Ternary Diagram for Granite
In the example below, the granitic mineral assemblage was defined by the ternary diagram at right. The three minerals (quartz, feldspar, and plagioclase) were computed from a modified Mlith vs Nlith model, in which PE was substituted for PHIN in the Nlith equation. If data fell too far outside the triangle, mica was exchanged for the quartz.
Three rock types, granite, diorite, and monzonite, were derived from the three minerals. A trigger was set to detect basalt intrusions. A sample crossplot below shows how the lithology model effectively separates the minerals.

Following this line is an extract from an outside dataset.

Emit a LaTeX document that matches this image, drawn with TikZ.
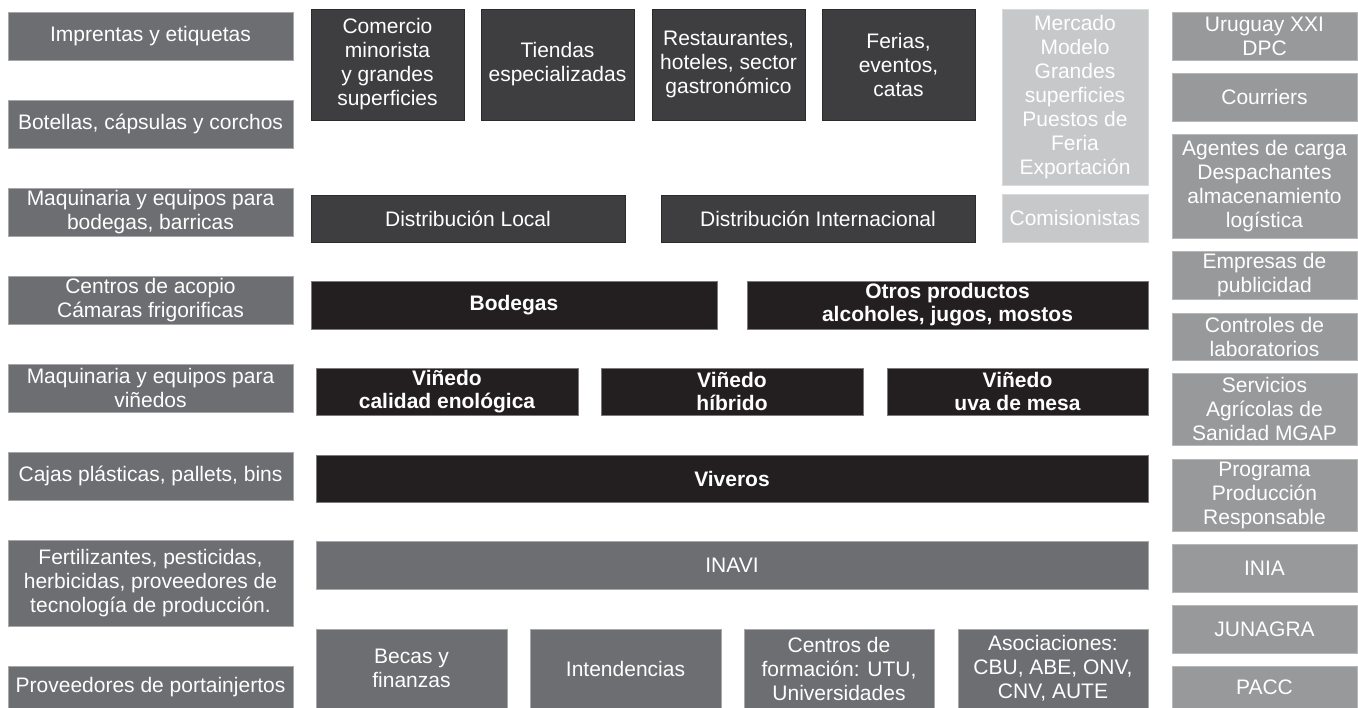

A sample of the log analysis plot is shown above. The average porosity from core and logs is only 0.018 (1.8%) and matrix permeability is only 0.05 md. However, solution porosity related to fractures can reach 17% and permeability can easily reach higher than several Darcies. Customized formulae were devised to estimate these properties from logs, based on core and test data. My colleague Bill Clow devised most of the methods used on this project.

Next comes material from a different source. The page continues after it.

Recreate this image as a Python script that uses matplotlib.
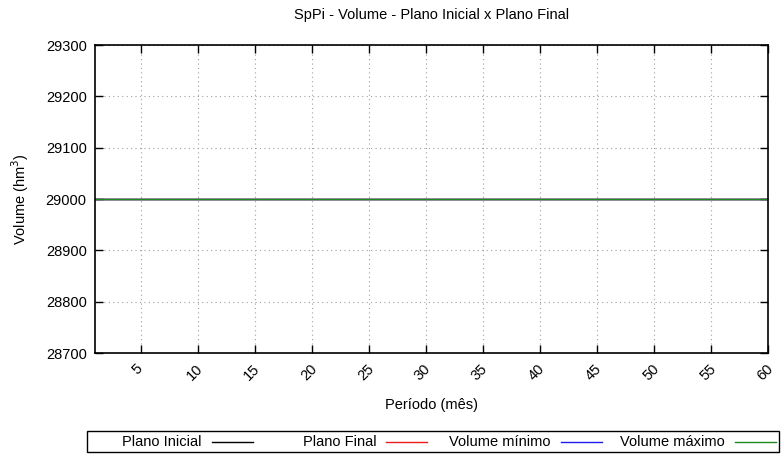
import numpy as np
import matplotlib
matplotlib.use("Agg")
import matplotlib.pyplot as plt
from matplotlib.lines import Line2D
from matplotlib.patches import Rectangle
from matplotlib.transforms import ScaledTranslation

plt.rcParams['font.family'] = ['Liberation Sans', 'DejaVu Sans']

# dados
periodos = list(range(1, 61))
plano_inicial = [29000] * 60
plano_final = [29000] * 60
volume_minimo = [29000] * 60
volume_maximo = [29000] * 60
xticks = [5, 10, 15, 20, 25, 30, 35, 40, 45, 50, 55, 60]
yticks = [28700, 28800, 28900, 29000, 29100, 29200, 29300]
nomes = ["Plano Inicial", "Plano Final", "Volume mínimo", "Volume máximo"]
cores = ["black", "#ee1c1c", "#1c1cee", "#1c8a1c"]

W, H = 783, 465
fig = plt.figure(figsize=(W / 100, H / 100), dpi=100)
ax = fig.add_axes([95 / W, 1 - 353 / H, (768 - 95) / W, (353 - 45) / H])

for serie, nome, cor in zip([plano_inicial, plano_final, volume_minimo, volume_maximo], nomes, cores):
    ax.plot(periodos, serie, color=cor, lw=1, label=nome)

ax.set_xlim(1, 60)
ax.set_ylim(28700, 29300)
ax.set_xticks(xticks)
ax.set_yticks(yticks)
ax.set_xticklabels([str(t) for t in xticks], rotation=45, ha="center", va="top")
ax.tick_params(direction="in", top=True, right=True, labelsize=10.5, length=6, width=1)
ax.tick_params(axis="x", pad=6)
ax.tick_params(axis="y", pad=6)
off = ScaledTranslation(-3 / 100, 0, fig.dpi_scale_trans)
for lab in ax.get_xticklabels():
    lab.set_transform(lab.get_transform() + off)
for s in ax.spines.values():
    s.set_linewidth(1.2)
ax.grid(True, linestyle=(0, (1, 3)), color="#a0a0a0", lw=0.8)

ax.text(0.5, (353 - 15) / 308, "SpPi - Volume - Plano Inicial x Plano Final",
        transform=ax.transAxes, ha="center", va="center", fontsize=10.5)
ax.set_xlabel("Período (mês)", fontsize=10.5, va="center")
ax.xaxis.set_label_coords(0.5, (353 - 405) / 308)
ax.set_ylabel("Volume (hm$^3$)", fontsize=10.5, va="center")
ax.yaxis.set_label_coords((20 - 95) / 673, 0.5)

# legenda estilo gnuplot
fig.add_artist(Rectangle((87 / W, 1 - 452 / H), (779 - 87) / W, (452 - 431) / H,
                         transform=fig.transFigure, fill=False, edgecolor="black", lw=1))
ly = 1 - 442 / H
for i, (nome, cor) in enumerate(zip(nomes, cores)):
    fim = 253 + i * 174.3
    fig.text((fim - 51) / W, ly, nome, ha="right", va="center", fontsize=10.5)
    fig.add_artist(Line2D([(fim - 41) / W, fim / W], [ly, ly], color=cor, lw=1,
                          transform=fig.transFigure))

fig.savefig("out.png", dpi=100)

Fracture porosity from resistivity micro scanner logs was also computed where available to help control the open hole work. A black and white resistivity image log below shows some of the fractures. Both high and low angle fractures co-exist.
It is clear that non-conventional reservoirs may need some extra effort, customized models, and unique presentations. Everything you need to develop these techniques can be found elsewhere in this Handbook. The mineral properties need to be chosen carefully, but the mathematical models don't change too much.